Reinhardts Eltern hingegen, die ihr Geld als Textilhändler verdienten, ermöglichten ihren Kindern einen nahezu kontinuierlichen Schulbesuch in Oberhausen. Die Familie lebte in einem Haus, das direkt an das Schulgrundstück grenzte. In der Pause sei ihr Vater immer am Zaun gestanden und habe Brote an seine und andere Kinder verteilt, erzählt Marcella Reinhardt. „Vielleicht wollte er auch aufpassen, ob uns jemand haut.“Er als Holocaustüberlebender habe wohl immer unterbewusst Angst um seine Kinder gehabt.

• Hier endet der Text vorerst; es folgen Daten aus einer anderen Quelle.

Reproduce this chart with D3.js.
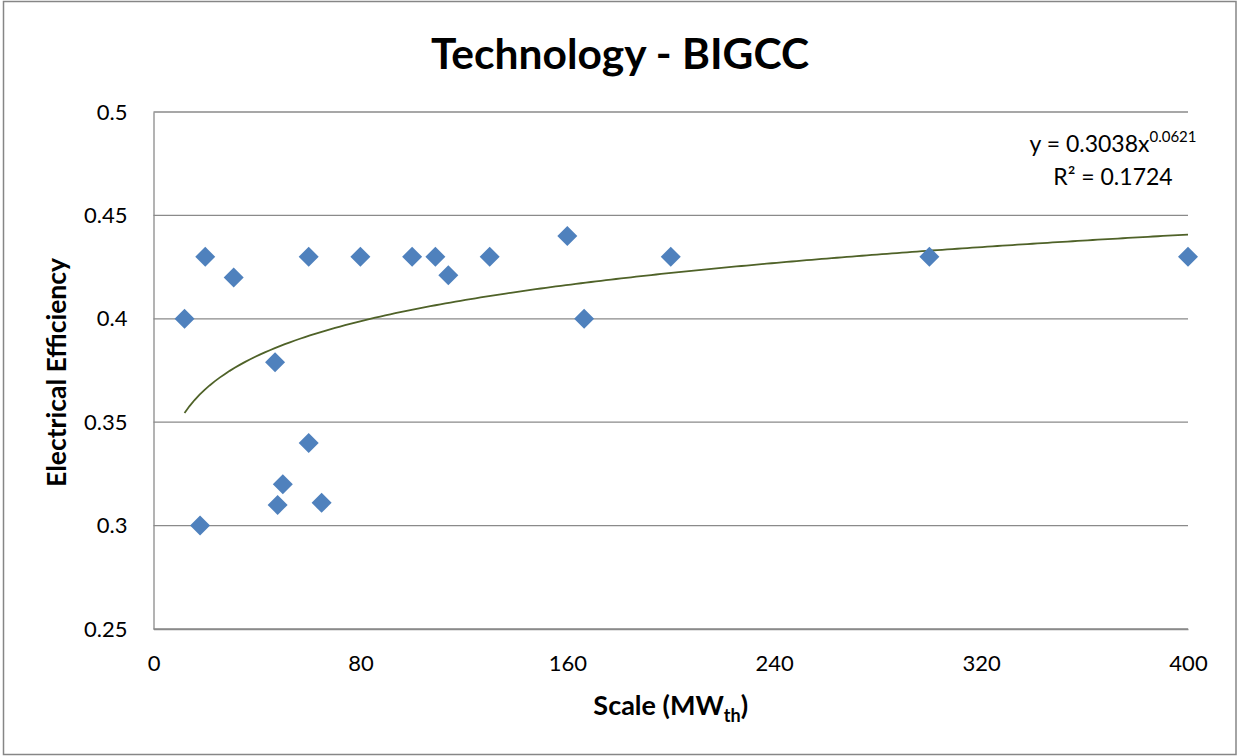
<!DOCTYPE html>
<html>
<head>
<meta charset="utf-8">
<script src="https://cdn.jsdelivr.net/npm/d3@7"></script>
<style>
  html, body { margin: 0; padding: 0; background: #fff; }
  svg { display: block; font-family: Lato, "Carlito", Calibri, "Open Sans", sans-serif; }
</style>
</head>
<body>
<svg id="chart" width="1239" height="756"></svg>
<script>
// BIGCC plant scale (MWth) vs electrical efficiency
const scaleMW = [12, 20, 18, 31, 47, 48, 50, 60, 60, 65, 80, 100, 109, 114, 130, 160, 166.5, 200, 300, 400];
const efficiency = [0.40, 0.43, 0.30, 0.42, 0.379, 0.31, 0.32, 0.43, 0.34, 0.311, 0.43, 0.43, 0.43, 0.421, 0.43, 0.44, 0.40, 0.43, 0.43, 0.43];

// Power-law trendline y = a * x^b as reported on the chart
const fitA = 0.3038;
const fitB = 0.0621;
const fitR2 = 0.1724;

const xTicks = [0, 80, 160, 240, 320, 400];
const yTicks = [0.25, 0.3, 0.35, 0.4, 0.45, 0.5];

const svg = d3.select("#chart");
const W = 1239, H = 756;
const plot = { left: 153.5, right: 1188, top: 112, bottom: 629 };

// outer chart frame
svg.append("rect")
  .attr("x", 3.5).attr("y", 1.5)
  .attr("width", W - 6.5).attr("height", H - 3)
  .attr("fill", "#fff").attr("stroke", "#868686").attr("stroke-width", 1.5);

const x = d3.scaleLinear().domain([0, 400]).range([plot.left, plot.right]);
const y = d3.scaleLinear().domain([0.25, 0.5]).range([plot.bottom, plot.top]);

// horizontal gridlines
svg.append("g")
  .selectAll("line")
  .data(yTicks)
  .join("line")
  .attr("x1", plot.left).attr("x2", plot.right)
  .attr("y1", d => y(d)).attr("y2", d => y(d))
  .attr("stroke", "#8a8a8a").attr("stroke-width", 1.3);

// axes (lines only; labels drawn below)
const yAxis = d3.axisLeft(y).tickValues(yTicks).tickSize(0).tickFormat(d => d3.format("")(+d.toFixed(2)));
const gy = svg.append("g").attr("transform", `translate(${plot.left},0)`).call(yAxis);
gy.select(".domain").attr("stroke", "#8a8a8a").attr("stroke-width", 1.3);
gy.selectAll("text")
  .attr("x", -26)
  .attr("font-size", 22)
  .attr("font-family", "Lato, Carlito, Calibri, sans-serif")
  .attr("fill", "#000");

const xAxis = d3.axisBottom(x).tickValues(xTicks).tickSize(0).tickFormat(d3.format("d"));
const gx = svg.append("g").attr("transform", `translate(0,${plot.bottom})`).call(xAxis);
gx.select(".domain").attr("stroke", "#8a8a8a").attr("stroke-width", 1.3);
gx.selectAll("text")
  .attr("y", 26)
  .attr("font-size", 22)
  .attr("font-family", "Lato, Carlito, Calibri, sans-serif")
  .attr("fill", "#000");

// trendline from the fitted power law, across the range of observed scales
const xMin = d3.min(scaleMW), xMax = d3.max(scaleMW);
const trendPts = d3.range(0, 201).map(i => {
  const xv = xMin + (xMax - xMin) * i / 200;
  return [xv, fitA * Math.pow(xv, fitB)];
});
svg.append("path")
  .datum(trendPts)
  .attr("d", d3.line().x(d => x(d[0])).y(d => y(d[1])).curve(d3.curveLinear))
  .attr("fill", "none")
  .attr("stroke", "#4f6228")
  .attr("stroke-width", 1.8);

// diamond markers
const diamond = d3.symbol().type(d3.symbolSquare).size(200);
svg.append("g")
  .selectAll("path")
  .data(scaleMW.map((v, i) => [v, efficiency[i]]))
  .join("path")
  .attr("d", diamond)
  .attr("transform", d => `translate(${x(d[0])},${y(d[1])}) rotate(45)`)
  .attr("fill", "#4f81bd");

// title
svg.append("text")
  .attr("x", 620).attr("y", 69)
  .attr("text-anchor", "middle")
  .attr("font-size", 42.5).attr("font-weight", "bold")
  .text("Technology - BIGCC");

// y-axis title
svg.append("text")
  .attr("transform", `translate(66,${(plot.top + plot.bottom) / 2 + 2}) rotate(-90)`)
  .attr("text-anchor", "middle")
  .attr("font-size", 26.5).attr("font-weight", "bold")
  .text("Electrical Efficiency");

// x-axis title with subscript
const xt = svg.append("text")
  .attr("x", (plot.left + plot.right) / 2).attr("y", 715)
  .attr("text-anchor", "middle")
  .attr("font-size", 27).attr("font-weight", "bold");
xt.append("tspan").text("Scale (MW");
xt.append("tspan").attr("font-size", 18).attr("dy", 7).text("th");
xt.append("tspan").attr("dy", -7).text(")");

// trendline equation and R²
const eq = svg.append("text")
  .attr("x", 1113).attr("y", 152)
  .attr("text-anchor", "middle")
  .attr("font-size", 23);
eq.append("tspan").text(`y = ${fitA}x`);
eq.append("tspan").attr("font-size", 15).attr("dy", -10).text(`${fitB}`);

svg.append("text")
  .attr("x", 1113).attr("y", 185)
  .attr("text-anchor", "middle")
  .attr("font-size", 23)
  .text(`R² = ${fitR2}`);
</script>
</body>
</html>
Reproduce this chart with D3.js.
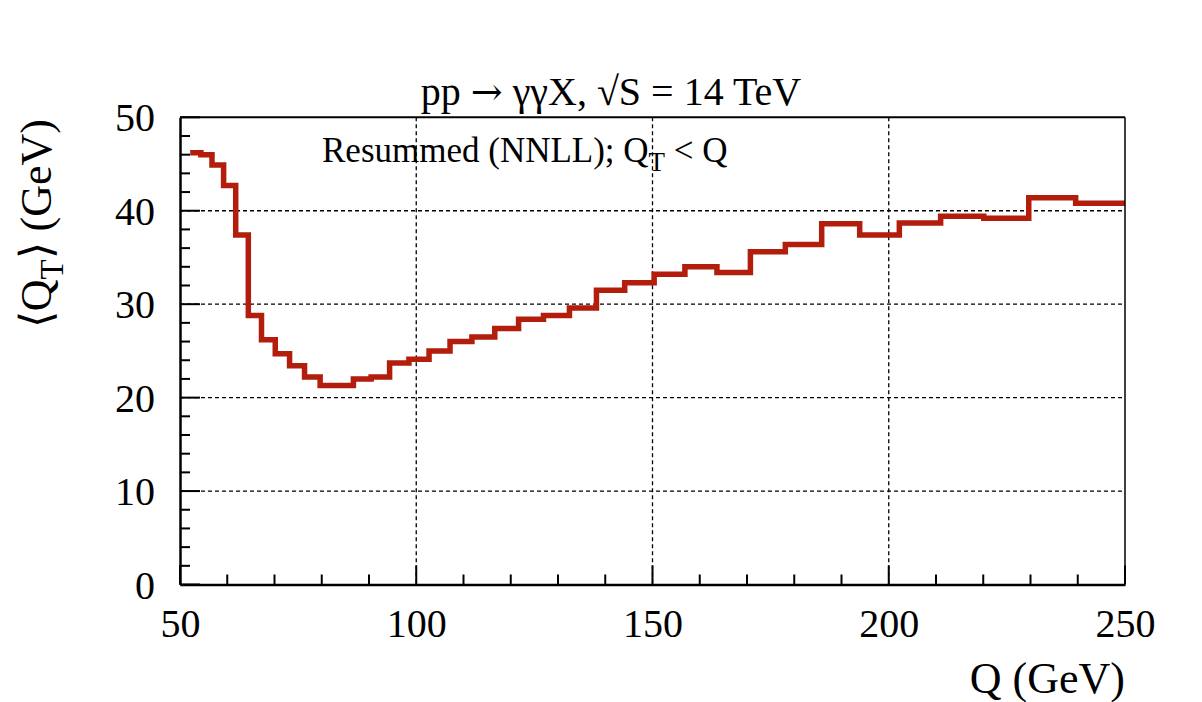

Die 54-jährige Reinhardt hat keine schlechten Erinnerungen an ihre Schulzeit, auch wenn sie die damalige Bezeichnung „Sonderschule für Lernbehinderte“immer gehasst habe. Mit ihren guten Noten hätte sie lieber die Löweneckschule im selben Haus besucht. „Doch mein Vater hat dann immer gesagt, bleib, wo du bist.“Da war das Familienoberhaupt konsequent. Als ihre beiden ebenfalls begabten älteren Brüder nach einem Rückführungskurs an die Volksschule wechseln sollten, habe der Vater auch ihnen seine Zustimmung zum Wechsel verweigert, erinnert sich Lehrerin Hoffmann. In ihrem Inneren verstand sie, warum er so handelte: „Er wusste, dass Roma, Sinti und Jenische bei uns angenommen und nicht diskriminiert wurden.“
Nach dem Abschluss an der Martinschule ging Marcella Reinhardt auf Betreiben des Papas an die Berufsschule für Hauswirtschaft, obwohl sie gerne Friseurin geworden wäre. Weil sie im Gegensatz zu vielen Älteren lesen und schreiben konnte, stand sie ihren Leuten darüber hinaus bei Behördengängen zur Seite oder half bei Anträgen auf eine Entschädigung für das in der Ns-zeit erlittene Leid. Die Privatperson wurde zur Funktionärin, um den Sinti und Roma in der Region eine Stimme zu geben. „Als Privatperson hätte ich die Behördenstruktur nie durchdringen können“, sagt sie. Lehrerin Hoffmann zollt der Frau, die sie als schüchternes Mädchen kennengelernt hat, großen Respekt. „Sie hat sich emanzipiert.“
Aus einem schüchternen Mädchen wurde eine emanzipierte Frau
Und sie hat dafür gesorgt, dass ihr Sohn und ihre Tochter die Regelschule besuchen, auch wenn es für sie nicht immer einfach gewesen sei. „Ich habe das Gefühl, dass manche Schulen noch immer ein Problem mit der Identität unserer Kinder haben.“Deswegen besucht Marcella Reinhardt regelmäßig Schulen, um dort über Sinti, Roma und den Holocaust zu berichten. Unkenntnis sei unter den jungen Menschen leider weit verbreitet. „Nur wenn sie das Wort ‘Zigeuner’ hören, geht bei ihnen das Lämpchen an“, sagt sie und versucht, sich die Enttäuschung nicht anmerken zu lassen. Auch an die Martinschule, die sich mittlerweile an einem anderen Ort in Oberhausen befindet, würde Reinhardt gerne für ein paar Stunden zurückkehren.